··· Collected data
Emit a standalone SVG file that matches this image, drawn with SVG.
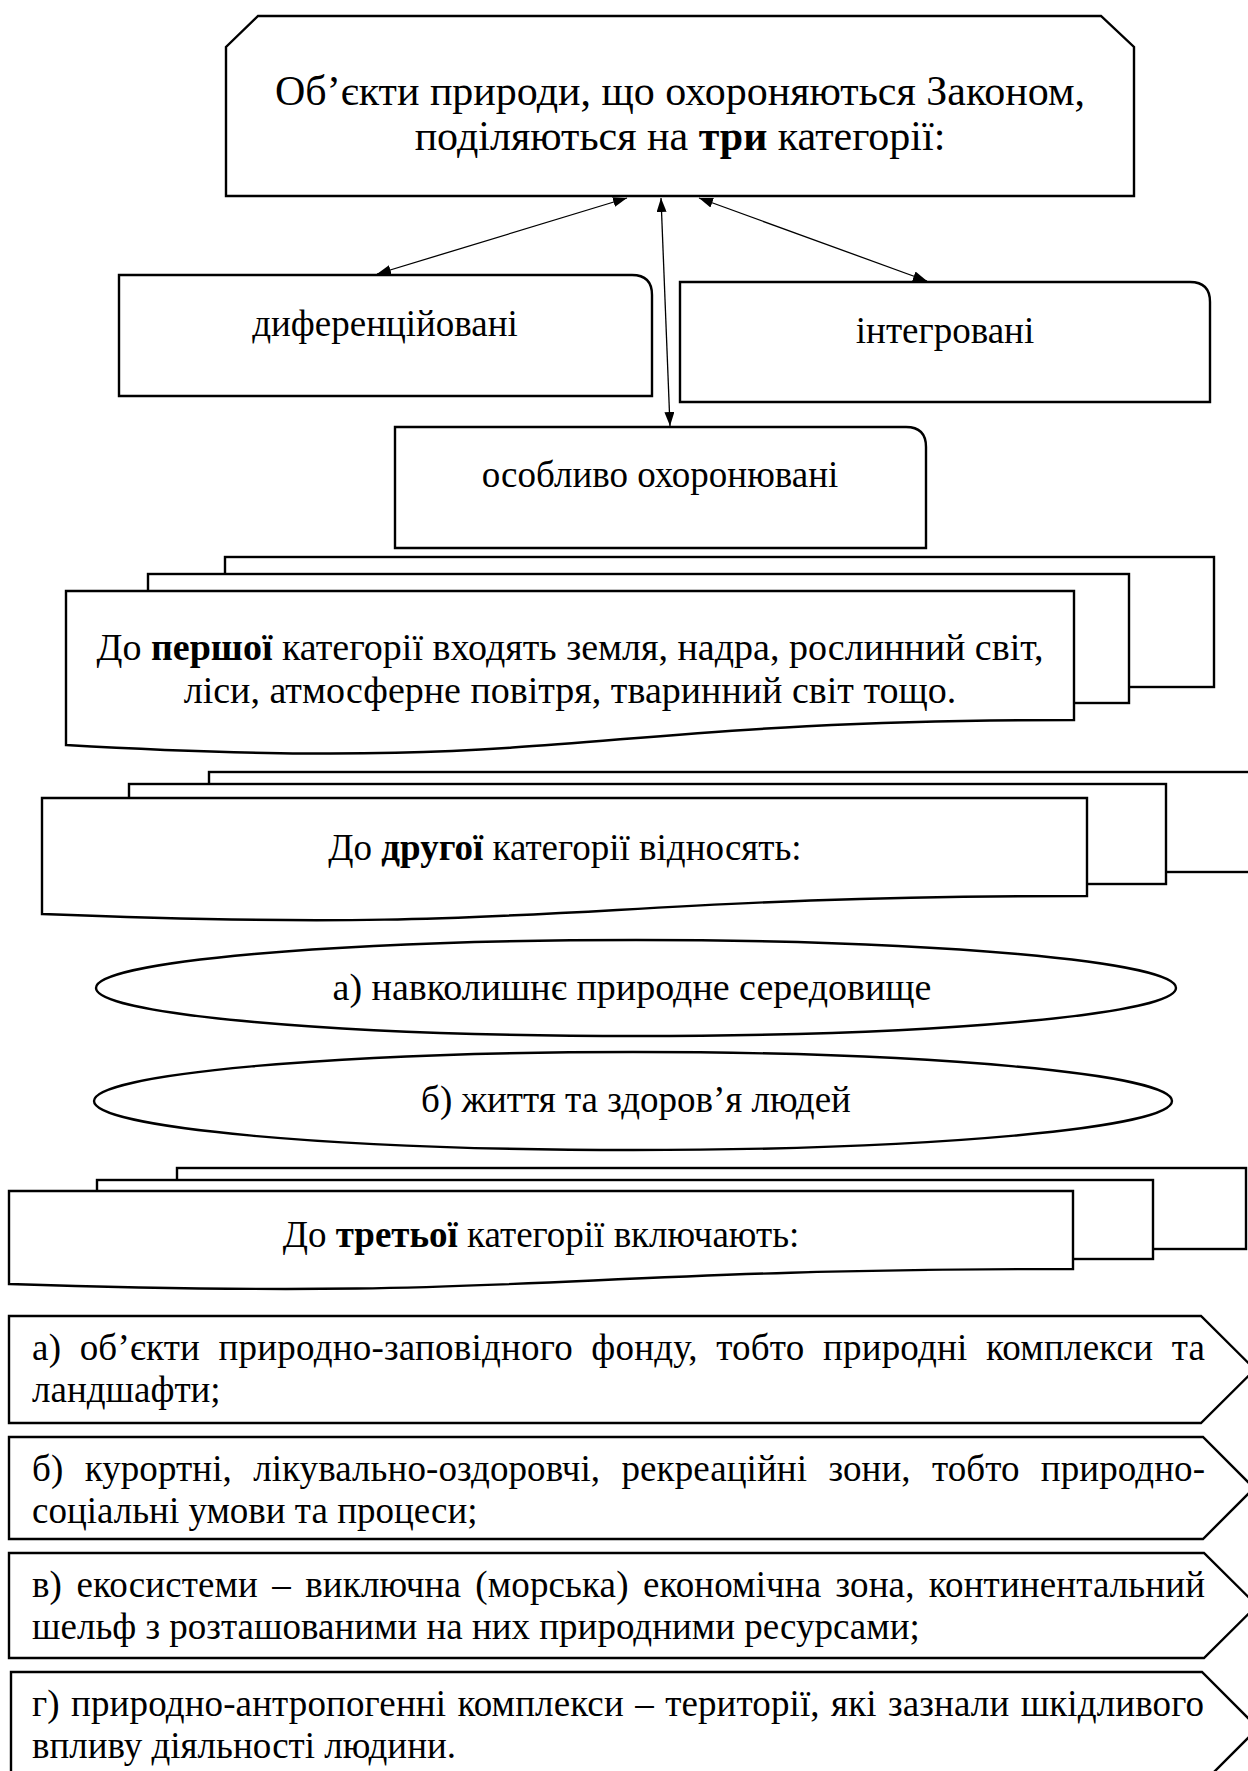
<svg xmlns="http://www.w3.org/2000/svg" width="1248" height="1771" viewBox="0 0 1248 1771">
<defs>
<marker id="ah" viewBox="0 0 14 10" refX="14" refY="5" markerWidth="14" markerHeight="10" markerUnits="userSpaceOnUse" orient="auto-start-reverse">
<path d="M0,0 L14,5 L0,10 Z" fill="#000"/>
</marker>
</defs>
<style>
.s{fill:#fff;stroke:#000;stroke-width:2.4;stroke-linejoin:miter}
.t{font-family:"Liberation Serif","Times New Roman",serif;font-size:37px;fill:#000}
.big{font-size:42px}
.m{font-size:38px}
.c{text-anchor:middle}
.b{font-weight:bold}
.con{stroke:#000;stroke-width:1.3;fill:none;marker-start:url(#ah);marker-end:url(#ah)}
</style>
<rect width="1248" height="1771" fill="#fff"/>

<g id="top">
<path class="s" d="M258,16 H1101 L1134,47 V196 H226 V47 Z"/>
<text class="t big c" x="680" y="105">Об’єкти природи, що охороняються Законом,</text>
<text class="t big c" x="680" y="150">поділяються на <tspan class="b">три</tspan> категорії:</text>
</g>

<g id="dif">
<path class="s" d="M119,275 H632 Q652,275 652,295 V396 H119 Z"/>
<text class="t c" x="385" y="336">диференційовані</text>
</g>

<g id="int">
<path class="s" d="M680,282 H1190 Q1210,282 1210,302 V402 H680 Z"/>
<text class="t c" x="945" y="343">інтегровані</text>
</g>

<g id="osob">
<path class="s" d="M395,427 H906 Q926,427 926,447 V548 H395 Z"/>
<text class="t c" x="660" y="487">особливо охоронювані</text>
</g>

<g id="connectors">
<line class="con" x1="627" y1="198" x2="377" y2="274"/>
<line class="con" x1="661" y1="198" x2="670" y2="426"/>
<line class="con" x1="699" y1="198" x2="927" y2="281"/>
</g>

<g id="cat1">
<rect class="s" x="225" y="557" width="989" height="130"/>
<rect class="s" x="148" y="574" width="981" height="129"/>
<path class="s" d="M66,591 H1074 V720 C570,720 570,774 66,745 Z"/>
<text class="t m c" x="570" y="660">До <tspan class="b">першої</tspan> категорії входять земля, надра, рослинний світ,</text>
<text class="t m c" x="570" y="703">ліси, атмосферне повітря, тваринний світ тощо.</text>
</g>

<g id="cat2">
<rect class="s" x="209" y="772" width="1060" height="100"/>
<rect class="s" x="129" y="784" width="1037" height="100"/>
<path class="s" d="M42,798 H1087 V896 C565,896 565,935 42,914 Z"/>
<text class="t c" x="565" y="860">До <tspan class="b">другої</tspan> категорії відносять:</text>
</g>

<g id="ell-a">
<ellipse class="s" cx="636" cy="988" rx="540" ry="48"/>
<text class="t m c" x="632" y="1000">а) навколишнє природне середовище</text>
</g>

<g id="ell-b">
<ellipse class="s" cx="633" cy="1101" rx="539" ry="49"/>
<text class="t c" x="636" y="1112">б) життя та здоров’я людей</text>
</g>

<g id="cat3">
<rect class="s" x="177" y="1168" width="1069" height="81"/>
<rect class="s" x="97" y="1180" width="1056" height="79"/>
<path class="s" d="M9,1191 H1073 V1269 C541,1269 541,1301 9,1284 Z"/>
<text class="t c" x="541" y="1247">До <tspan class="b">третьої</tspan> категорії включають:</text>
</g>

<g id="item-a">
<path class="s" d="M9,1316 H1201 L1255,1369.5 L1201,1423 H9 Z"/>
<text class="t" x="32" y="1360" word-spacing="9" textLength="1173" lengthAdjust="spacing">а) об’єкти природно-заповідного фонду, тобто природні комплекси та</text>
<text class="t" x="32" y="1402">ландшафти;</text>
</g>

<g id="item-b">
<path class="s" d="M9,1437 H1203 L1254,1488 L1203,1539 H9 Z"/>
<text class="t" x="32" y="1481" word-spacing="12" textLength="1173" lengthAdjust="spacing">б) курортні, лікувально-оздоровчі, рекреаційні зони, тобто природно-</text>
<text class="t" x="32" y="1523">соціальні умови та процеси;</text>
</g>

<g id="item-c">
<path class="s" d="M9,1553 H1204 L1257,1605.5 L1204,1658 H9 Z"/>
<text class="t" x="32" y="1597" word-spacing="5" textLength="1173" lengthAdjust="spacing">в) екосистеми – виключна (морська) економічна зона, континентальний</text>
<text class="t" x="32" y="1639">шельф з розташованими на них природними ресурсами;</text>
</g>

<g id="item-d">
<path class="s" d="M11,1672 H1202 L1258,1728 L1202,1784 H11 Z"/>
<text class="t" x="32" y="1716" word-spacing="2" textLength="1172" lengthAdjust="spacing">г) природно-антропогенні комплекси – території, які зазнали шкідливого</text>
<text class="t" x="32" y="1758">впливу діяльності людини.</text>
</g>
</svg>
······
Repeat the material above word for word and skip every image in it.

Exercise solution ->
Emit a standalone SVG file that matches this image, drawn with SVG.
<svg xmlns="http://www.w3.org/2000/svg" width="1248" height="1771" viewBox="0 0 1248 1771">
<defs>
<marker id="ah" viewBox="0 0 14 10" refX="14" refY="5" markerWidth="14" markerHeight="10" markerUnits="userSpaceOnUse" orient="auto-start-reverse">
<path d="M0,0 L14,5 L0,10 Z" fill="#000"/>
</marker>
</defs>
<style>
.s{fill:#fff;stroke:#000;stroke-width:2.4;stroke-linejoin:miter}
.t{font-family:"Liberation Serif","Times New Roman",serif;font-size:37px;fill:#000}
.big{font-size:42px}
.m{font-size:38px}
.c{text-anchor:middle}
.b{font-weight:bold}
.con{stroke:#000;stroke-width:1.3;fill:none;marker-start:url(#ah);marker-end:url(#ah)}
</style>
<rect width="1248" height="1771" fill="#fff"/>

<g id="top">
<path class="s" d="M258,16 H1101 L1134,47 V196 H226 V47 Z"/>
<text class="t big c" x="680" y="105">Об’єкти природи, що охороняються Законом,</text>
<text class="t big c" x="680" y="150">поділяються на <tspan class="b">три</tspan> категорії:</text>
</g>

<g id="dif">
<path class="s" d="M119,275 H632 Q652,275 652,295 V396 H119 Z"/>
<text class="t c" x="385" y="336">диференційовані</text>
</g>

<g id="int">
<path class="s" d="M680,282 H1190 Q1210,282 1210,302 V402 H680 Z"/>
<text class="t c" x="945" y="343">інтегровані</text>
</g>

<g id="osob">
<path class="s" d="M395,427 H906 Q926,427 926,447 V548 H395 Z"/>
<text class="t c" x="660" y="487">особливо охоронювані</text>
</g>

<g id="connectors">
<line class="con" x1="627" y1="198" x2="377" y2="274"/>
<line class="con" x1="661" y1="198" x2="670" y2="426"/>
<line class="con" x1="699" y1="198" x2="927" y2="281"/>
</g>

<g id="cat1">
<rect class="s" x="225" y="557" width="989" height="130"/>
<rect class="s" x="148" y="574" width="981" height="129"/>
<path class="s" d="M66,591 H1074 V720 C570,720 570,774 66,745 Z"/>
<text class="t m c" x="570" y="660">До <tspan class="b">першої</tspan> категорії входять земля, надра, рослинний світ,</text>
<text class="t m c" x="570" y="703">ліси, атмосферне повітря, тваринний світ тощо.</text>
</g>

<g id="cat2">
<rect class="s" x="209" y="772" width="1060" height="100"/>
<rect class="s" x="129" y="784" width="1037" height="100"/>
<path class="s" d="M42,798 H1087 V896 C565,896 565,935 42,914 Z"/>
<text class="t c" x="565" y="860">До <tspan class="b">другої</tspan> категорії відносять:</text>
</g>

<g id="ell-a">
<ellipse class="s" cx="636" cy="988" rx="540" ry="48"/>
<text class="t m c" x="632" y="1000">а) навколишнє природне середовище</text>
</g>

<g id="ell-b">
<ellipse class="s" cx="633" cy="1101" rx="539" ry="49"/>
<text class="t c" x="636" y="1112">б) життя та здоров’я людей</text>
</g>

<g id="cat3">
<rect class="s" x="177" y="1168" width="1069" height="81"/>
<rect class="s" x="97" y="1180" width="1056" height="79"/>
<path class="s" d="M9,1191 H1073 V1269 C541,1269 541,1301 9,1284 Z"/>
<text class="t c" x="541" y="1247">До <tspan class="b">третьої</tspan> категорії включають:</text>
</g>

<g id="item-a">
<path class="s" d="M9,1316 H1201 L1255,1369.5 L1201,1423 H9 Z"/>
<text class="t" x="32" y="1360" word-spacing="9" textLength="1173" lengthAdjust="spacing">а) об’єкти природно-заповідного фонду, тобто природні комплекси та</text>
<text class="t" x="32" y="1402">ландшафти;</text>
</g>

<g id="item-b">
<path class="s" d="M9,1437 H1203 L1254,1488 L1203,1539 H9 Z"/>
<text class="t" x="32" y="1481" word-spacing="12" textLength="1173" lengthAdjust="spacing">б) курортні, лікувально-оздоровчі, рекреаційні зони, тобто природно-</text>
<text class="t" x="32" y="1523">соціальні умови та процеси;</text>
</g>

<g id="item-c">
<path class="s" d="M9,1553 H1204 L1257,1605.5 L1204,1658 H9 Z"/>
<text class="t" x="32" y="1597" word-spacing="5" textLength="1173" lengthAdjust="spacing">в) екосистеми – виключна (морська) економічна зона, континентальний</text>
<text class="t" x="32" y="1639">шельф з розташованими на них природними ресурсами;</text>
</g>

<g id="item-d">
<path class="s" d="M11,1672 H1202 L1258,1728 L1202,1784 H11 Z"/>
<text class="t" x="32" y="1716" word-spacing="2" textLength="1172" lengthAdjust="spacing">г) природно-антропогенні комплекси – території, які зазнали шкідливого</text>
<text class="t" x="32" y="1758">впливу діяльності людини.</text>
</g>
</svg>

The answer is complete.